那么,到底有怎样的诱惑让老师们失去了底线?副教授吴敏说最直接的就是待遇的差别。
吴敏:就比如说,教授跟副教授的岗位可能一年差几万块钱,这样子。
记者:那副教授和讲师呢?
吴敏:也大概差几万块钱。评上副教授还有一个很隐形的待遇就是有研究生可带了,在评讲师到副教授可能所有实验要自己做,但是评上副教授后有人给你做实验了,有免费劳动力了,研究生为了毕业一定会给你写论文,或者给你发表专利,无形当中会增加很多科研成果。
而在这样畸形的竞争下,高校的讲师们还能有多少心思放在教学上?说起这个话题,吴敏自己也感到有些尴尬。
吴敏:很多老师无心教学,因为教学和评教授副教授是没有关系的,因为没有把上课列为必要条件,所以老师可能基本不上课,或者上课的时候随便上一上。
我们说大学中一定要有大师,但其实,“大师“也是一个围城,真有水平的像章先生想要出来,很多人又拼了命要进去,面对职称评定中的种种怪象,更多的除了无奈更是困惑,这种风气会不会清朗起来?治理这种现象的难点到底在哪儿?中国教育科学研究院研究员储朝晖先生认为根结就在于行政和学术难以分家。
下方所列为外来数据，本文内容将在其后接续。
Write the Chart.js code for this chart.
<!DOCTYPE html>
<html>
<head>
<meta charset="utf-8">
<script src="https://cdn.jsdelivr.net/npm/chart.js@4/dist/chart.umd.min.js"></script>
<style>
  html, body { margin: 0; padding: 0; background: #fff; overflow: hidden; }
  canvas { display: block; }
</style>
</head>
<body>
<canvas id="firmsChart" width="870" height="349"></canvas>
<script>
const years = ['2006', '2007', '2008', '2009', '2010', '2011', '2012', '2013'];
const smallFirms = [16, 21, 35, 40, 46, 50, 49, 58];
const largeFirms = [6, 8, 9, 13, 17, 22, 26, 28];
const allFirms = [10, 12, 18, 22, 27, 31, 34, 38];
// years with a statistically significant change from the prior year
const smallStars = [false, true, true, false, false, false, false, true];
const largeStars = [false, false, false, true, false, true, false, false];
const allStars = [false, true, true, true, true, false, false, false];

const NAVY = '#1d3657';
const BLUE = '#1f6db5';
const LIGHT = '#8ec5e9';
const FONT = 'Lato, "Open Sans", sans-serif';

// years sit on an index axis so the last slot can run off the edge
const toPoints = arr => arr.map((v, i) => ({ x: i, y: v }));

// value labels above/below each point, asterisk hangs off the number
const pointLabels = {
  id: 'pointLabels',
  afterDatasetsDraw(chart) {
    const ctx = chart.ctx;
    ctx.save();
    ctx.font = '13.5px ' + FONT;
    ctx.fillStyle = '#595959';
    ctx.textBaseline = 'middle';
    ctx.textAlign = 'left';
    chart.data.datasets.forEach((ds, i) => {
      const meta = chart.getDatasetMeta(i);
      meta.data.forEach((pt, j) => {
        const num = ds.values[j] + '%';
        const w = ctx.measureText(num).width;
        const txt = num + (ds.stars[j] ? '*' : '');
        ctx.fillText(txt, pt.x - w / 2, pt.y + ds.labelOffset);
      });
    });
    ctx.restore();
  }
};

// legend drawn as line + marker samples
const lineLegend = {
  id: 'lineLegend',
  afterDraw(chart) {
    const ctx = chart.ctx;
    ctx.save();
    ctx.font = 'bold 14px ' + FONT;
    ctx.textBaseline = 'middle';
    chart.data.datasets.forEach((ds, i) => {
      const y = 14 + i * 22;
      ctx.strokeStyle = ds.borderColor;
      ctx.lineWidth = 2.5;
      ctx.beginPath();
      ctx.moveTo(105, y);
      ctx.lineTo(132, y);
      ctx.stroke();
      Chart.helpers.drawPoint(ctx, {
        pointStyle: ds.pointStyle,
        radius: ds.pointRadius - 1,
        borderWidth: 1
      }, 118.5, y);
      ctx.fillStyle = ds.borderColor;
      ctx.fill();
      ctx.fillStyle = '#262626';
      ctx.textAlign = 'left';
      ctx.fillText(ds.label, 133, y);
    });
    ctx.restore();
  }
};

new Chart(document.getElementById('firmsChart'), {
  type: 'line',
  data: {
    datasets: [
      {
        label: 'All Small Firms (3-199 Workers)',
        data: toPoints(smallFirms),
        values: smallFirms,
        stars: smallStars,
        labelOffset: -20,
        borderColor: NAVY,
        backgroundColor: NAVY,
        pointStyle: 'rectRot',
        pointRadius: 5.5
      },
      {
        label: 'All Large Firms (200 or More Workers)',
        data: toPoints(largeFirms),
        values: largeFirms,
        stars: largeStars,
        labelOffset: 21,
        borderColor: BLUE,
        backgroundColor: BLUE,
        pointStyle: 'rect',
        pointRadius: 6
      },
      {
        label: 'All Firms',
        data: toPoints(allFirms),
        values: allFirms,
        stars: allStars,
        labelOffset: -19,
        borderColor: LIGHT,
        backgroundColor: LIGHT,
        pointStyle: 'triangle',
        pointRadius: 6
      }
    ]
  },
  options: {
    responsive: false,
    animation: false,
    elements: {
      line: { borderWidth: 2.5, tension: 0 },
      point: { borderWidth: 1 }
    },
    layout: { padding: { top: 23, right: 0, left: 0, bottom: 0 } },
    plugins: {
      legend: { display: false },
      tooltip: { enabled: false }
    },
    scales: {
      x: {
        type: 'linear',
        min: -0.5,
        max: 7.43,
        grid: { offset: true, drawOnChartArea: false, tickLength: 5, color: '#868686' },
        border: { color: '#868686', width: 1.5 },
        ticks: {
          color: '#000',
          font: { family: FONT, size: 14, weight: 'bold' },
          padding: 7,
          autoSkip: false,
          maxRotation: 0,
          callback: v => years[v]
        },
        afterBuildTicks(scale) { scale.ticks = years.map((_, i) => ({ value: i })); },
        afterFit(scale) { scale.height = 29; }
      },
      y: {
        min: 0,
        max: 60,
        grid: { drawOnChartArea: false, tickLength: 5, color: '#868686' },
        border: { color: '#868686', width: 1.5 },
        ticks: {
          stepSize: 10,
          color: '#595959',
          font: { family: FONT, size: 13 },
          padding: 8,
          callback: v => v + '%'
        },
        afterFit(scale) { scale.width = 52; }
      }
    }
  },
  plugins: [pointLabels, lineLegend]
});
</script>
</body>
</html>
储朝晖:最重要的是有行政权力和学术权力没有很好的划分,很多时候行政权力干扰学术权力就造成教授的评定就有很多这种,你比如说像你前面讲的这些现象出现,所以关键的要将学术权力跟行政权力划分清楚,在这种教授的评定过程当中完全凭学术的因素来评定,不要有其他的因素干扰才能解决问题。
其实,少了一位资深教授章开沅,可能马上又会增补一位,如果不能如他一样有一点自省精神,或者即使有所自省但缺乏行动,那么,在那个巨大的名利场里,一个望九老人的请辞行动就有可能只是往大海里丢了一颗小石子,结果可能是石沉大海了。
有人辞官归故里,有人星夜赶科场,人各有志本是常态,我们的高校早已不缺大楼,要是能多出几位真正的大师,那才是教育的福气。